Off the top of my head, I know Windows Update and the Battle.net launcher both do this

[-] MeanEYE@lemmy.world 9 points 1 year ago

And on Windows it's so poorly implemented they had to reserve 20% of bandwidth for updates being uploaded and downloaded and you don't get a choice on that. So when Windows is sharing its updates your internet access suffers.

[-] Trainguyrom@reddthat.com 2 points 1 year ago

Jokes on windows, my WiFi is just funky enough that transfers between devices on LAN run like dogshit so it gives up before it even starts!

...I really need to invest the time into finding & implementing a better network solution

[-] MeanEYE@lemmy.world 2 points 1 year ago

Go with old 10BASE2 network topology. Nothing beats 1Mbps which might randomly stop working due to missing terminator somewhere in the network.

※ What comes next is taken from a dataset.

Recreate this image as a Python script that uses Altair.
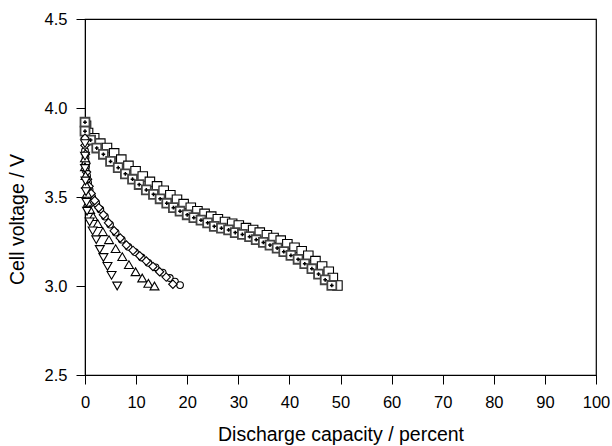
import altair as alt
import pandas as pd

# Square with "+" inside
sqp_x = [0, 0, 1.1, 2.3, 3.6, 5.0, 6.5, 7.9, 9.3, 10.6, 12.0, 13.4, 14.7, 16.0, 17.3, 18.6,
         20.0, 21.3, 22.7, 24.0, 25.3, 26.7, 28.1, 29.4, 30.8, 32.2, 33.5, 34.9, 36.2, 37.6,
         38.9, 40.3, 41.7, 43.0, 44.4, 45.7, 47.0, 48.3]
sqp_v = [3.92, 3.87, 3.82, 3.775, 3.74, 3.70, 3.665, 3.63, 3.60, 3.57, 3.54, 3.515, 3.49, 3.465,
         3.44, 3.42, 3.40, 3.384, 3.37, 3.355, 3.335, 3.325, 3.315, 3.30, 3.29, 3.277, 3.26,
         3.245, 3.23, 3.213, 3.193, 3.172, 3.15, 3.125, 3.097, 3.067, 3.035, 3.003]

# Open squares
sq_x = [0.2, 0.6, 1.8, 3.0, 4.3, 5.7, 7.1, 8.5, 9.9, 11.3, 12.7, 14.1, 15.4, 16.7, 18.0, 19.3,
        20.7, 22.0, 23.4, 24.7, 26.0, 27.4, 28.8, 30.1, 31.5, 32.9, 34.2, 35.6, 36.9, 38.3,
        39.6, 41.0, 42.4, 43.7, 45.1, 46.4, 47.7, 48.5, 49.4]
sq_v = [3.90, 3.86, 3.83, 3.80, 3.775, 3.745, 3.71, 3.675, 3.645, 3.615, 3.585, 3.56, 3.535,
        3.51, 3.485, 3.46, 3.44, 3.42, 3.405, 3.39, 3.375, 3.36, 3.35, 3.34, 3.325, 3.315,
        3.30, 3.285, 3.27, 3.255, 3.235, 3.215, 3.195, 3.17, 3.14, 3.11, 3.08, 3.045, 3.003]

# Circles
ci_x = [0, 0.1, 0.2, 0.4, 0.6, 0.9, 1.4, 2.2, 3.0, 3.9, 4.9, 6.0, 7.2, 8.5, 9.8, 11.1, 12.4,
        13.8, 15.2, 16.6, 17.6, 18.6]
ci_v = [3.76, 3.72, 3.67, 3.62, 3.58, 3.54, 3.50, 3.465, 3.43, 3.39, 3.345, 3.30, 3.26, 3.22,
        3.19, 3.16, 3.13, 3.105, 3.075, 3.045, 3.025, 3.005]

# Diamonds
di_x = [0, 0, 0.1, 0.2, 0.3, 0.5, 0.8, 1.2, 1.9, 2.7, 3.6, 4.6, 5.7, 6.9, 8.1, 9.4, 10.7,
        12.0, 13.3, 14.6, 15.9, 17.2]
di_v = [3.83, 3.79, 3.74, 3.69, 3.64, 3.60, 3.56, 3.52, 3.48, 3.44, 3.40, 3.355, 3.31, 3.27,
        3.23, 3.20, 3.17, 3.14, 3.11, 3.08, 3.05, 3.01]

# Triangles up
tu_x = [0, 0, 0.1, 0.2, 0.4, 0.6, 1.0, 1.6, 2.5, 3.5, 4.7, 6.0, 7.3, 8.6, 9.9, 11.2, 12.4, 13.6]
tu_v = [3.72, 3.67, 3.62, 3.57, 3.52, 3.47, 3.43, 3.39, 3.35, 3.305, 3.26, 3.21, 3.165, 3.12,
        3.08, 3.045, 3.015, 3.0]

# Triangles down
td_x = [0, 0, 0, 0.1, 0.2, 0.3, 0.4, 0.9, 1.5, 2.2, 2.9, 3.6, 4.4, 5.2, 6.3]
td_v = [3.80, 3.73, 3.66, 3.59, 3.53, 3.47, 3.42, 3.36, 3.31, 3.26, 3.205, 3.16, 3.11, 3.06, 3.0]

x_ticks = list(range(0, 101, 10))
y_ticks = [2.5, 3.0, 3.5, 4.0, 4.5]

FONT = "Liberation Sans"

xs = alt.Scale(domain=[0, 100], nice=False, zero=False)
ys = alt.Scale(domain=[2.5, 4.5], nice=False, zero=False)

xenc = alt.X("x:Q", scale=xs, title="Discharge capacity / percent",
             axis=alt.Axis(values=x_ticks, format="d", grid=False, tickSize=9,
                           labelPadding=10, titlePadding=15, domainColor="black",
                           tickColor="black", labelColor="black", titleColor="black",
                           labelFontSize=16.5, titleFontSize=19.5, labelFont=FONT, titleFont=FONT,
                           titleFontWeight="normal", labelFlush=False))
yenc = alt.Y("v:Q", scale=ys, title="Cell voltage / V",
             axis=alt.Axis(values=y_ticks, format=".1f", grid=False, tickSize=9,
                           labelPadding=9, titlePadding=17, domainColor="black",
                           tickColor="black", labelColor="black", titleColor="black",
                           labelFontSize=16.5, titleFontSize=19.5, labelFont=FONT, titleFont=FONT,
                           titleFontWeight="normal", labelFlush=False, titleY=200))


def layer(xv, vv, shape, size, stroke="black", sw=1.1, filled=False, fill=None):
    df = pd.DataFrame({"x": xv, "v": vv})
    kw = dict(shape=shape, size=size, strokeWidth=sw, filled=filled, opacity=1)
    if filled:
        kw["color"] = fill
    else:
        kw["stroke"] = stroke
        kw["fill"] = "white"
        kw["fillOpacity"] = 1
    return alt.Chart(df).mark_point(**kw).encode(x=xenc, y=yenc)


chart = alt.layer(
    layer(sq_x, sq_v, "square", 90),
    layer(sqp_x, sqp_v, "square", 80, stroke="#444", sw=1.8),
    layer(sqp_x, sqp_v, "cross", 14, filled=True, fill="black"),
    layer(ci_x, ci_v, "circle", 45),
    layer(di_x, di_v, "diamond", 70),
    layer(tu_x, tu_v, "triangle-up", 80),
    layer(td_x, td_v, "triangle-down", 80),
).properties(
    width=511, height=356,
    autosize=alt.AutoSizeParams(type="none"),
    padding={"left": 85, "top": 19, "right": 16, "bottom": 71},
    background="white",
).configure_view(stroke="black", strokeWidth=1.2)

chart.save("out.html", embed_options={"renderer": "svg", "actions": False})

[-] SoaringDE@feddit.de 3 points 1 year ago

Do you have any source or article about this? I'd love to hear more about this.

[-] CataclysmZA@lemmy.world 7 points 1 year ago

Microsoft's implementation of the feature is called Windows Update Delivery Optimization.

https://support.microsoft.com/en-us/windows/windows-update-delivery-optimization-and-privacy-bf86a244-8f26-a3c7-a137-a43bfbe688e8

Here's a short optimisation guide: https://www.ctrl.blog/entry/windows-delivery-optimization.html

Fundamentally it's not like the Bittorrent protocol, even though there are similar behaviours and the result is the same. Microsoft retains the ability to stop the network from seeding updates and has ways of only targeting specific supported configurations to receive new updates.

[-] Appoxo@lemmy.dbzer0.com 8 points 1 year ago

Thank you and please not. I value my upload for myself. At best make it an opt-in!

[-] motor_spirit@lemmy.world 1 points 1 year ago

It's typically a soft switch in the config for capable clients.